Tentei o front esportivo e quis saber se ele estava no time de basquete da escola. Nova surpresa: não só não ingressara no time, mas nem tentara. Com aquela altura toda, naquela idade, era um desperdício. Ademais porque eu sabia que ele gostava de basquete e no Brasil jogava um pouco. Não me conformei com aquilo e o lembrei que os norte-americanos valorizam muito o esporte, que seria uma boa maneira dele ir se integrando um pouco mais. Disse a ele que iria treiná-lo e que ele iria entrar no time.

Naquela tarde mesmo começamos, numa quadra totalmente vazia e com uma temperatura abaixo de 10 graus. Meus conhecimentos de basquete eram apenas básicos. Mas eu sabia que minha tarefa ali era infundir-lhe confiança e determinação. Ele era um aluno espetacular, não era preciso explicar mais do que uma vez, demonstrando, para que ele logo repetisse inúmeras vezes até ficar realmente bom. Era que nem empurrar um filhote de passarinho pronto para voar. Eu sempre inseria algumas dinâmicas lúdicas: ao final de todo o exercício havia uma partidinha um contra um para ele mostrar na prática, diante de um adversário, o que já era capaz de fazer. Eu fazia também muitas brincadeiras, dizia que ele seria o astro e cestinha do time, iria dar autógrafos e que muitas cheerleaders iriam querer namorar com ele. Ele sabia que era brincadeira e que o mais importante era jogar, se divertir e fazer parte.

E assim foi. João entrou no time naquele ano. Depois virou o pivô titular da equipe mais vitoriosa da história da escola. Como ele nunca aceitou ser chamado de John, a torcida na arquibancada tinha que se virar para cantar seu nome brasileiro quase torcendo a língua: J-O-ÁO… Quem me contou tudo isso foi o pai dele, todo feliz.
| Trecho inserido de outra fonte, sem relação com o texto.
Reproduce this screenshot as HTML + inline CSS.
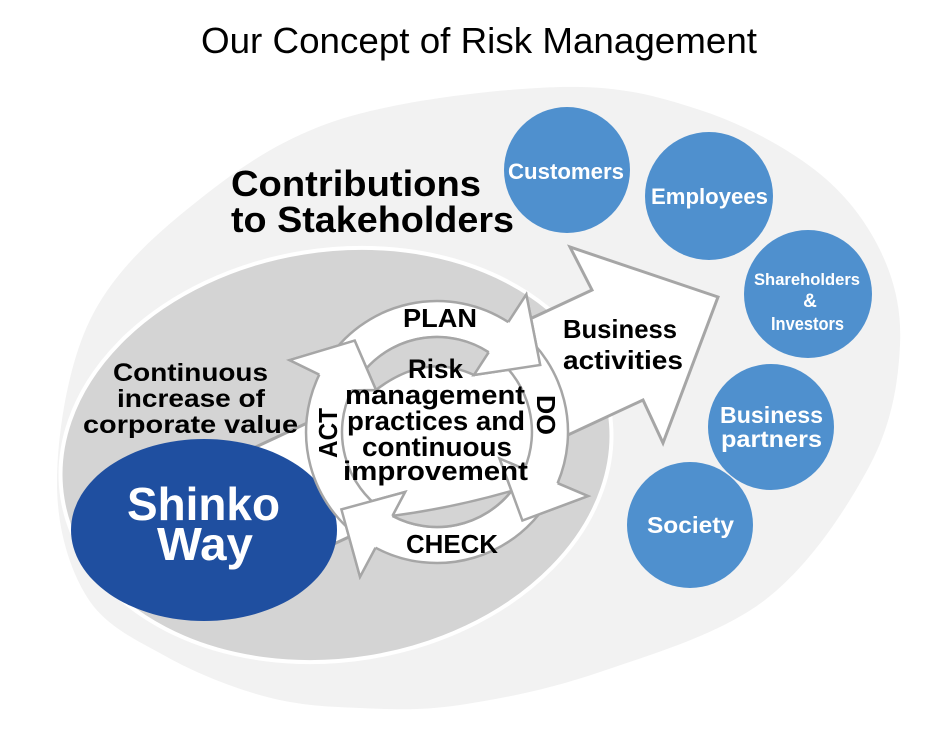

João é de uma humildade franciscana. Ele não queria ser famoso na escola nem arranjar um milhão de namoradas. Ele só queria jogar basquete e se divertir, colocar para fora toda aquela energia e alguma raiva das coisas chatas.

Detalhe, importante: além de reinar nas quadras, seu desempenho acadêmico era excepcional: o menino brasileiro era um dos melhores estudantes da escola.

Hoje, aos trinta e poucos anos, ele é matemático e professor na UFRJ, daqueles que se importam, que trabalham duro e vibram com as conquistas dos seus alunos. Além disso, faz teatro, já tendo se apresentado em algumas peças. Estuda literatura. E reza a lenda que bate uma pelada de basquete toda a semana.

Ele aprendeu que não adianta esperar que nos passem a bola, há que entrar em campo e conquistar o seu lugar.